STATED TASK -> Restate the whole of the material. Keep every word, and drop the pictures.

DATA RECORDS ->
_____

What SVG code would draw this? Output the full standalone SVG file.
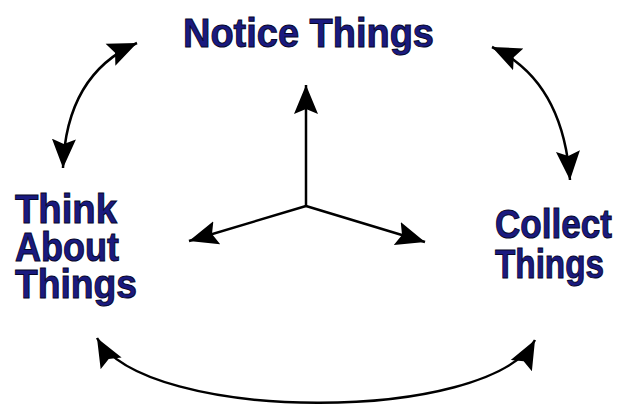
<svg xmlns="http://www.w3.org/2000/svg" width="617" height="405" viewBox="0 0 617 405">
<style>
.lbl{font-family:"Liberation Sans",Arial,sans-serif;font-weight:bold;font-size:41px;fill:#1a1a80;stroke:#05052a;stroke-width:1px}
.con{fill:none;stroke:#000;stroke-width:2.5}
</style>
<defs>
<marker id="ah" markerUnits="userSpaceOnUse" markerWidth="32" markerHeight="26" refX="29" refY="12" orient="auto-start-reverse" viewBox="0 0 32 24">
<path d="M0,0 L29,12 L0,24 L5,12 z" fill="#000"/>
</marker>
</defs>
<rect width="617" height="405" fill="#fff"/>
<g id="notice"><text class="lbl" x="183" y="47" textLength="251" lengthAdjust="spacingAndGlyphs">Notice Things</text></g>
<g id="think">
<text class="lbl" x="15" y="223" textLength="102" lengthAdjust="spacingAndGlyphs">Think</text>
<text class="lbl" x="15" y="261" textLength="104" lengthAdjust="spacingAndGlyphs">About</text>
<text class="lbl" x="15" y="298" textLength="122" lengthAdjust="spacingAndGlyphs">Things</text>
</g>
<g id="collect">
<text class="lbl" x="495" y="238" textLength="117" lengthAdjust="spacingAndGlyphs">Collect</text>
<text class="lbl" x="495" y="278" textLength="109" lengthAdjust="spacingAndGlyphs">Things</text>
</g>
<g id="connectors">
<path class="con" d="M306,206 L306,85" marker-end="url(#ah)"/>
<path class="con" d="M306,206 L189,241" marker-end="url(#ah)"/>
<path class="con" d="M306,206 L425,242" marker-end="url(#ah)"/>
<path class="con" d="M137,43 Q66,74.5 63,168" marker-start="url(#ah)" marker-end="url(#ah)"/>
<path class="con" d="M492,47 Q563,80.5 570,180" marker-start="url(#ah)" marker-end="url(#ah)"/>
<path class="con" d="M97,338 C145,424 490,424 535,340" marker-start="url(#ah)" marker-end="url(#ah)"/>
</g>
</svg>
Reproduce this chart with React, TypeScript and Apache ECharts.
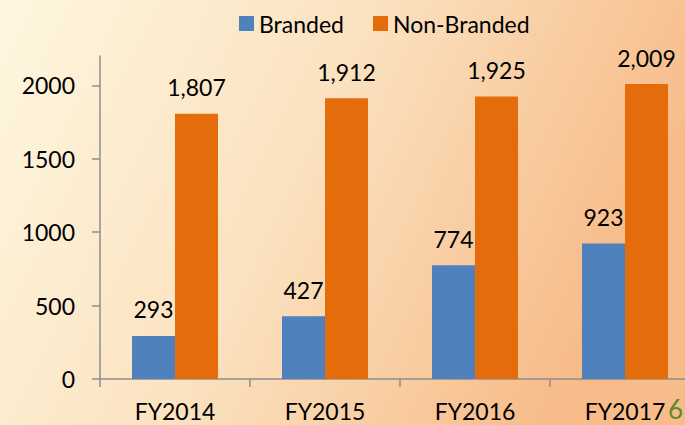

_____

WRITTEN RESPONSE ->
What SVG code would draw this? Output the full standalone SVG file.
<svg xmlns="http://www.w3.org/2000/svg" width="617" height="405" viewBox="0 0 617 405">
<style>
.lbl{font-family:"Liberation Sans",Arial,sans-serif;font-weight:bold;font-size:41px;fill:#1a1a80;stroke:#05052a;stroke-width:1px}
.con{fill:none;stroke:#000;stroke-width:2.5}
</style>
<defs>
<marker id="ah" markerUnits="userSpaceOnUse" markerWidth="32" markerHeight="26" refX="29" refY="12" orient="auto-start-reverse" viewBox="0 0 32 24">
<path d="M0,0 L29,12 L0,24 L5,12 z" fill="#000"/>
</marker>
</defs>
<rect width="617" height="405" fill="#fff"/>
<g id="notice"><text class="lbl" x="183" y="47" textLength="251" lengthAdjust="spacingAndGlyphs">Notice Things</text></g>
<g id="think">
<text class="lbl" x="15" y="223" textLength="102" lengthAdjust="spacingAndGlyphs">Think</text>
<text class="lbl" x="15" y="261" textLength="104" lengthAdjust="spacingAndGlyphs">About</text>
<text class="lbl" x="15" y="298" textLength="122" lengthAdjust="spacingAndGlyphs">Things</text>
</g>
<g id="collect">
<text class="lbl" x="495" y="238" textLength="117" lengthAdjust="spacingAndGlyphs">Collect</text>
<text class="lbl" x="495" y="278" textLength="109" lengthAdjust="spacingAndGlyphs">Things</text>
</g>
<g id="connectors">
<path class="con" d="M306,206 L306,85" marker-end="url(#ah)"/>
<path class="con" d="M306,206 L189,241" marker-end="url(#ah)"/>
<path class="con" d="M306,206 L425,242" marker-end="url(#ah)"/>
<path class="con" d="M137,43 Q66,74.5 63,168" marker-start="url(#ah)" marker-end="url(#ah)"/>
<path class="con" d="M492,47 Q563,80.5 570,180" marker-start="url(#ah)" marker-end="url(#ah)"/>
<path class="con" d="M97,338 C145,424 490,424 535,340" marker-start="url(#ah)" marker-end="url(#ah)"/>
</g>
</svg>
Reproduce this chart with React, TypeScript and Apache ECharts.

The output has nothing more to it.